A human family felt entitled to raise these wild animal babies in an unnatural habitat with unnatural habits. Timmy and Dylan's monkey mothers would have nursed and held them constantly. The humans gave them bottles, cuddling them if they weren't busy with human things. Their monkey moms would have gradually encouraged them to explore, to leap shrieking through high branches and poop at will. The humans punished them for exploring in the "wrong" places and even more for shrieking and pooping. The humans got all kinds of attention and admiration from other humans for the childlike pets they kept in a cage, and congratulated themselves.

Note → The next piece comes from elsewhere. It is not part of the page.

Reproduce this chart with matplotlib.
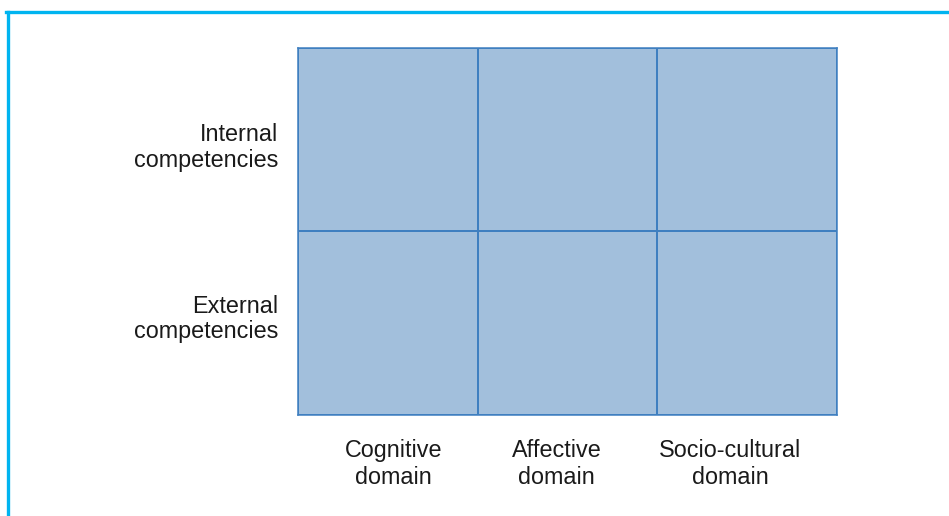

Fortunately, Timmy and Dylan didn't have to put up with that life for long. The humans were breaking state law and had to give them up. The baby monkeys wound up at a zoo, and the zookeepers called Jungle Friends to find them a forever home. Now these two young capuchins get to live their lives in a semblance of the usual monkey way. Together in as natural a habitat as possible, with plenty of food and things to climb, Timmy and Dylan live safe from predators and disease. They ride joyfully on other monkeys' backs, splash in a little pool, poop where they please, shriek and screech and dig little treasures out of the grass. Their individual personalities shine brightly. But look deeper.
While Timmy and Dylan enjoy all the advantages of well-kept sanctuary monkeys, their early trauma shows. They rock back and forth sucking their thumbs, clinging to stuffed animals as if expecting the polyester fluff to come to life. If they go the way of other monkeys who started life without a monkey mom, they may spend 40 years craving stuffed animals as surrogate mothers. In the wild, young monkeys cling to mom for months and stick close for years. But in captivity the longings that stem from early, motherless misery never really end. And what about Timmy and Dylan's mothers? Still held captive by breeders, these moms are left alone with their monkey thoughts and empty breasts, bearing more babies to fill humans' selfish needs for affection and attention, grieving new losses year after year.
What kind of life is that for a mother?